An interesting test case for how people deal with guilt is constituted by situations in which all options lead to guilty feelings. For example, soldiers may be forced to choose between harming others and disobeying authority. This type of tradeoff was the subject of Milgram’s (1963) famous obedience studies. People feel guilty over harming others. People may also feel guilt associated with disobeying authority – insofar as disobedience can undermine social institutions, offend authority figures, and violate codes of conduct (e.g., social norms or laws). Individual differences in guilt proneness may affect how people respond to such tradeoffs. Generally speaking, people high in guilt proneness experience guilt more often and more intensely than people low in guilt. Therefore, when they are faced with moral tradeoffs, they may be especially likely to choose the least guilt-inducing option.

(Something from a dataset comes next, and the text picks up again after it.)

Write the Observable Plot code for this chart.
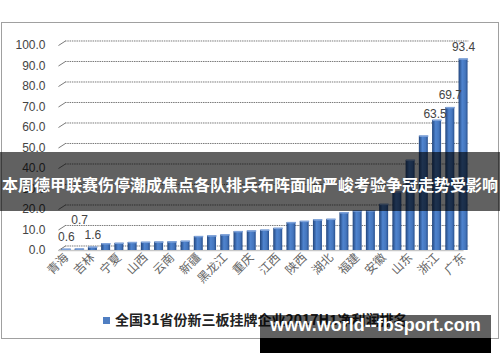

Ent and Baumeister (2015) found that people high in guilt proneness were especially likely to disobey authority to prevent another person from having to suffer through an unpleasant task. Participants were in charge of randomly assigning a confederate to engage in a pleasant task (watching videos on the internet) vs. an unpleasant task (proofreading a passage from a statistics book for grammatical errors). The participants were instructed to roll a die – while the experimenter was absent – to decide which task to assign. Then, participants reported to the experimenter which task should be assigned to confederate based on the roll of the die. Unlike participants low in guilt proneness, those high in guilt proneness assigned the pleasant task at a rate greater than chance. This suggests that at least some of the highly guilt-prone participants lied to the experimenter to save the confederate from an unpleasant task. Thus, guilt proneness makes people willing to perform unethical behaviors (lying to authority) in service of a higher moral good (avoiding harm). Choosing the least guilt-inducing option when faced with moral tradeoffs can be a way for people to manage (i.e., minimize) their guilt.

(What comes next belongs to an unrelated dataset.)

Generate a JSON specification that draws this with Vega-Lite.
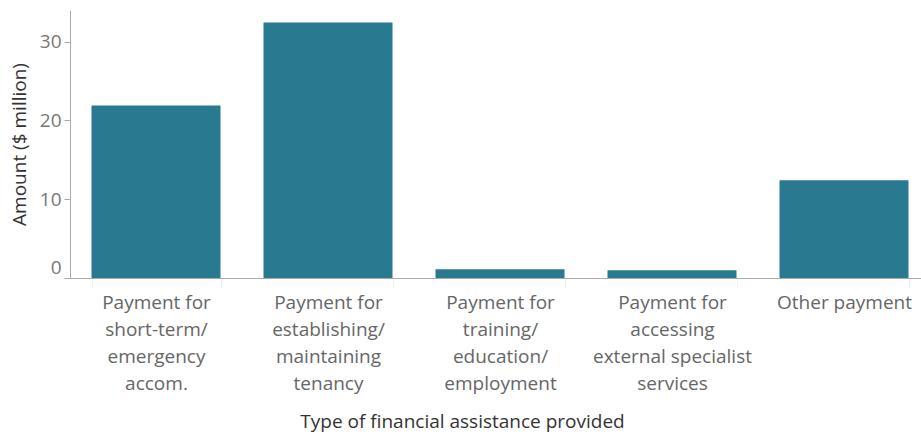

To sum up, people can use lots of strategies to cope with guilty feelings. These strategies may range from apologizing and offering recompense to denying one’s culpability and blaming one’s victims. In facing moral tradeoffs, people may make decisions based on how much guilt each option would cause and favor the least guilt-inducing option.

Conclusion

Guilt protects relationships by discouraging relationship-damaging behavior and encouraging people to repair their damaged relationships after they have transgressed. People sometimes deliberately induce guilt in others as a means of influence, yet such guilt induction can be costly to one’s relationships. The wish to avoid guilt also motivates people to self-regulate, which has positive effects for self and society.

Because guilt is an aversive state, people adopt many strategies to minimize guilt (e.g., making amends, denying culpability, etc.). Although guilt may have a bad reputation among many in the general public, it is an indispensible aspect of human social life — and often a positive force for good behavior and good relationships.